### Problem to solve
Transcribe the listing that follows in full, omitting pictures.

### Collected data
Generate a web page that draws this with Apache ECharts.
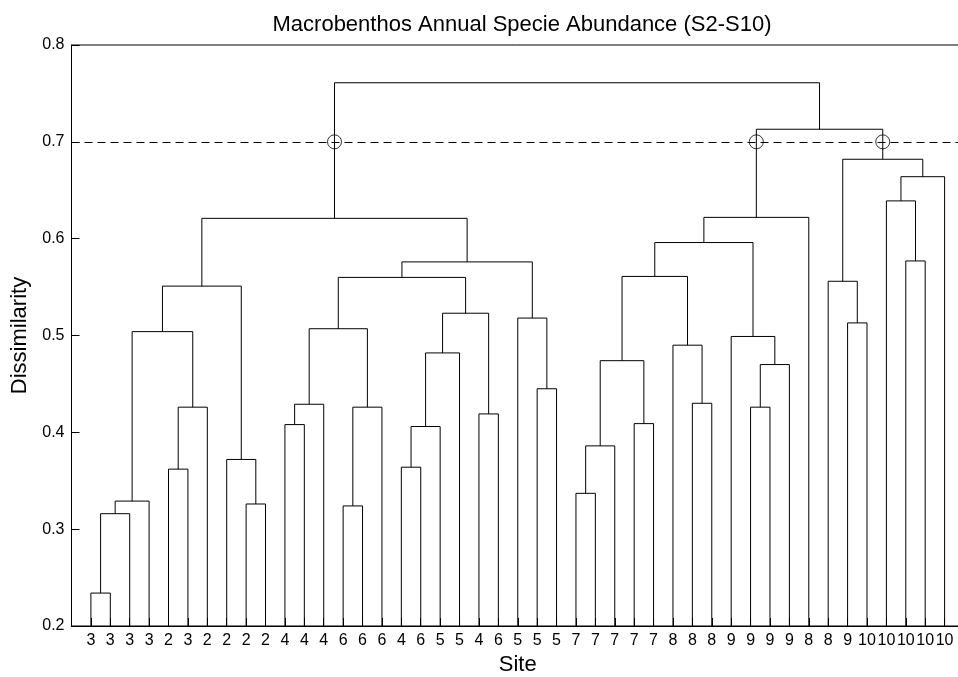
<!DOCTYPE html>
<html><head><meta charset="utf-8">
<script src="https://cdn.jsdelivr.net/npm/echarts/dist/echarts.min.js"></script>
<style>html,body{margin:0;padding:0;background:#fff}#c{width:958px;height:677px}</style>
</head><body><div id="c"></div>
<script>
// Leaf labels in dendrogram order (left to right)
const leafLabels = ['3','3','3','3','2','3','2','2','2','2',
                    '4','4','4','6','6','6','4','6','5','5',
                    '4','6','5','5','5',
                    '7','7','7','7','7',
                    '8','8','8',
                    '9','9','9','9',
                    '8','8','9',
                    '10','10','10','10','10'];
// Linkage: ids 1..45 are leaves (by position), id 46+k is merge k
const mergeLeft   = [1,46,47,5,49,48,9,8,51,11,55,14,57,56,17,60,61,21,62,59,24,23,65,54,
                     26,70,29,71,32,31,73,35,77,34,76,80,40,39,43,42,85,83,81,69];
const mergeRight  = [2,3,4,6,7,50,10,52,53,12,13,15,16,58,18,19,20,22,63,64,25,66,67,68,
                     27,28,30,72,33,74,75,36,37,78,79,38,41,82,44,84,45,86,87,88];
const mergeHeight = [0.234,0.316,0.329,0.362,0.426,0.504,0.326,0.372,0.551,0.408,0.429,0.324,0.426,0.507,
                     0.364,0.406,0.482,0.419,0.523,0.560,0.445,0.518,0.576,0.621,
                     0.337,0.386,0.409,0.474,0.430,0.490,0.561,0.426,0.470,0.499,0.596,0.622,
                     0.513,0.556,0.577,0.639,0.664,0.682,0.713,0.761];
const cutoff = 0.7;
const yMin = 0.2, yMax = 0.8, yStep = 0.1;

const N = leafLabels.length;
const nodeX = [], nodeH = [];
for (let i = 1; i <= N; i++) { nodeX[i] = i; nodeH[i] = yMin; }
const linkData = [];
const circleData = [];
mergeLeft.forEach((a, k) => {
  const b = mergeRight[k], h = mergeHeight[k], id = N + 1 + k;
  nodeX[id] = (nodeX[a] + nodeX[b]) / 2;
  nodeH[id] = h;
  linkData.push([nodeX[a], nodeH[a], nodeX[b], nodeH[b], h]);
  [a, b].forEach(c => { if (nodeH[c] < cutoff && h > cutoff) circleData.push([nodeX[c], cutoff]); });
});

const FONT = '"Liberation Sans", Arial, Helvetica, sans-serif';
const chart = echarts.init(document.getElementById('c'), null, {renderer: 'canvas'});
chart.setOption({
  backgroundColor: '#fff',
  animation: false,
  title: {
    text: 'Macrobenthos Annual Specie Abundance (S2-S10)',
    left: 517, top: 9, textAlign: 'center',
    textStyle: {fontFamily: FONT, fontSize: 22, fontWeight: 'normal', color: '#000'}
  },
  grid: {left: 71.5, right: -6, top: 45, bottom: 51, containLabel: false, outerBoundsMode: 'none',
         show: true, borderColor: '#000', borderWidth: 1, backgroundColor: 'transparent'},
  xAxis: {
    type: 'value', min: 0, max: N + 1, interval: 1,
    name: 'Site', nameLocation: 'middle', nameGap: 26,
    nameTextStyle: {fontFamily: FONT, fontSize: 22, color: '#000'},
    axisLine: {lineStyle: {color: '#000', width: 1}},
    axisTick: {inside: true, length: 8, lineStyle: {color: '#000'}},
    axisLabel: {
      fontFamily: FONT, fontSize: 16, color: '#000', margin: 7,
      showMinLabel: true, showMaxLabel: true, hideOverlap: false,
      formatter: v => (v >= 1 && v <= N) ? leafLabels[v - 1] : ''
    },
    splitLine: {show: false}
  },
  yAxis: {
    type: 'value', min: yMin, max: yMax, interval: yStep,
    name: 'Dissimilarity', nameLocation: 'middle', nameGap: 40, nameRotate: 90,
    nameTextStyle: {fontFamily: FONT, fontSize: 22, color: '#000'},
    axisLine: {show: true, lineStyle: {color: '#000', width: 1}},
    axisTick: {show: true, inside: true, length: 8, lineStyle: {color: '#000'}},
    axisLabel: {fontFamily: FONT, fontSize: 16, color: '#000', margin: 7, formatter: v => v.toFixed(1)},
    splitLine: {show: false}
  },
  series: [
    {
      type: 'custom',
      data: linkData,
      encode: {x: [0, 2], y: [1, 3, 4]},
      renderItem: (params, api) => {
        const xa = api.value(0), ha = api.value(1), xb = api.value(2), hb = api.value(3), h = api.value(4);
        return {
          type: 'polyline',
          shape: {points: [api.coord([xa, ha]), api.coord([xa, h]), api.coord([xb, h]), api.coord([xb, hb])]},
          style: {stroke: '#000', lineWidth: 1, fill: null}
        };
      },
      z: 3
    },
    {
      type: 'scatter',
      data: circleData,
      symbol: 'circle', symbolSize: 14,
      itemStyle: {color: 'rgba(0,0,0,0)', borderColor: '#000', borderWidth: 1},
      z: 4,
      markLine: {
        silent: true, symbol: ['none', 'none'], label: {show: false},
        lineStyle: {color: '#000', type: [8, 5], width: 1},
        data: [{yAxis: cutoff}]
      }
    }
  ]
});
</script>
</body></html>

### Solution to this problem
Generate a web page that draws this with Apache ECharts.
<!DOCTYPE html>
<html><head><meta charset="utf-8">
<script src="https://cdn.jsdelivr.net/npm/echarts/dist/echarts.min.js"></script>
<style>html,body{margin:0;padding:0;background:#fff}#c{width:958px;height:677px}</style>
</head><body><div id="c"></div>
<script>
// Leaf labels in dendrogram order (left to right)
const leafLabels = ['3','3','3','3','2','3','2','2','2','2',
                    '4','4','4','6','6','6','4','6','5','5',
                    '4','6','5','5','5',
                    '7','7','7','7','7',
                    '8','8','8',
                    '9','9','9','9',
                    '8','8','9',
                    '10','10','10','10','10'];
// Linkage: ids 1..45 are leaves (by position), id 46+k is merge k
const mergeLeft   = [1,46,47,5,49,48,9,8,51,11,55,14,57,56,17,60,61,21,62,59,24,23,65,54,
                     26,70,29,71,32,31,73,35,77,34,76,80,40,39,43,42,85,83,81,69];
const mergeRight  = [2,3,4,6,7,50,10,52,53,12,13,15,16,58,18,19,20,22,63,64,25,66,67,68,
                     27,28,30,72,33,74,75,36,37,78,79,38,41,82,44,84,45,86,87,88];
const mergeHeight = [0.234,0.316,0.329,0.362,0.426,0.504,0.326,0.372,0.551,0.408,0.429,0.324,0.426,0.507,
                     0.364,0.406,0.482,0.419,0.523,0.560,0.445,0.518,0.576,0.621,
                     0.337,0.386,0.409,0.474,0.430,0.490,0.561,0.426,0.470,0.499,0.596,0.622,
                     0.513,0.556,0.577,0.639,0.664,0.682,0.713,0.761];
const cutoff = 0.7;
const yMin = 0.2, yMax = 0.8, yStep = 0.1;

const N = leafLabels.length;
const nodeX = [], nodeH = [];
for (let i = 1; i <= N; i++) { nodeX[i] = i; nodeH[i] = yMin; }
const linkData = [];
const circleData = [];
mergeLeft.forEach((a, k) => {
  const b = mergeRight[k], h = mergeHeight[k], id = N + 1 + k;
  nodeX[id] = (nodeX[a] + nodeX[b]) / 2;
  nodeH[id] = h;
  linkData.push([nodeX[a], nodeH[a], nodeX[b], nodeH[b], h]);
  [a, b].forEach(c => { if (nodeH[c] < cutoff && h > cutoff) circleData.push([nodeX[c], cutoff]); });
});

const FONT = '"Liberation Sans", Arial, Helvetica, sans-serif';
const chart = echarts.init(document.getElementById('c'), null, {renderer: 'canvas'});
chart.setOption({
  backgroundColor: '#fff',
  animation: false,
  title: {
    text: 'Macrobenthos Annual Specie Abundance (S2-S10)',
    left: 517, top: 9, textAlign: 'center',
    textStyle: {fontFamily: FONT, fontSize: 22, fontWeight: 'normal', color: '#000'}
  },
  grid: {left: 71.5, right: -6, top: 45, bottom: 51, containLabel: false, outerBoundsMode: 'none',
         show: true, borderColor: '#000', borderWidth: 1, backgroundColor: 'transparent'},
  xAxis: {
    type: 'value', min: 0, max: N + 1, interval: 1,
    name: 'Site', nameLocation: 'middle', nameGap: 26,
    nameTextStyle: {fontFamily: FONT, fontSize: 22, color: '#000'},
    axisLine: {lineStyle: {color: '#000', width: 1}},
    axisTick: {inside: true, length: 8, lineStyle: {color: '#000'}},
    axisLabel: {
      fontFamily: FONT, fontSize: 16, color: '#000', margin: 7,
      showMinLabel: true, showMaxLabel: true, hideOverlap: false,
      formatter: v => (v >= 1 && v <= N) ? leafLabels[v - 1] : ''
    },
    splitLine: {show: false}
  },
  yAxis: {
    type: 'value', min: yMin, max: yMax, interval: yStep,
    name: 'Dissimilarity', nameLocation: 'middle', nameGap: 40, nameRotate: 90,
    nameTextStyle: {fontFamily: FONT, fontSize: 22, color: '#000'},
    axisLine: {show: true, lineStyle: {color: '#000', width: 1}},
    axisTick: {show: true, inside: true, length: 8, lineStyle: {color: '#000'}},
    axisLabel: {fontFamily: FONT, fontSize: 16, color: '#000', margin: 7, formatter: v => v.toFixed(1)},
    splitLine: {show: false}
  },
  series: [
    {
      type: 'custom',
      data: linkData,
      encode: {x: [0, 2], y: [1, 3, 4]},
      renderItem: (params, api) => {
        const xa = api.value(0), ha = api.value(1), xb = api.value(2), hb = api.value(3), h = api.value(4);
        return {
          type: 'polyline',
          shape: {points: [api.coord([xa, ha]), api.coord([xa, h]), api.coord([xb, h]), api.coord([xb, hb])]},
          style: {stroke: '#000', lineWidth: 1, fill: null}
        };
      },
      z: 3
    },
    {
      type: 'scatter',
      data: circleData,
      symbol: 'circle', symbolSize: 14,
      itemStyle: {color: 'rgba(0,0,0,0)', borderColor: '#000', borderWidth: 1},
      z: 4,
      markLine: {
        silent: true, symbol: ['none', 'none'], label: {show: false},
        lineStyle: {color: '#000', type: [8, 5], width: 1},
        data: [{yAxis: cutoff}]
      }
    }
  ]
});
</script>
</body></html>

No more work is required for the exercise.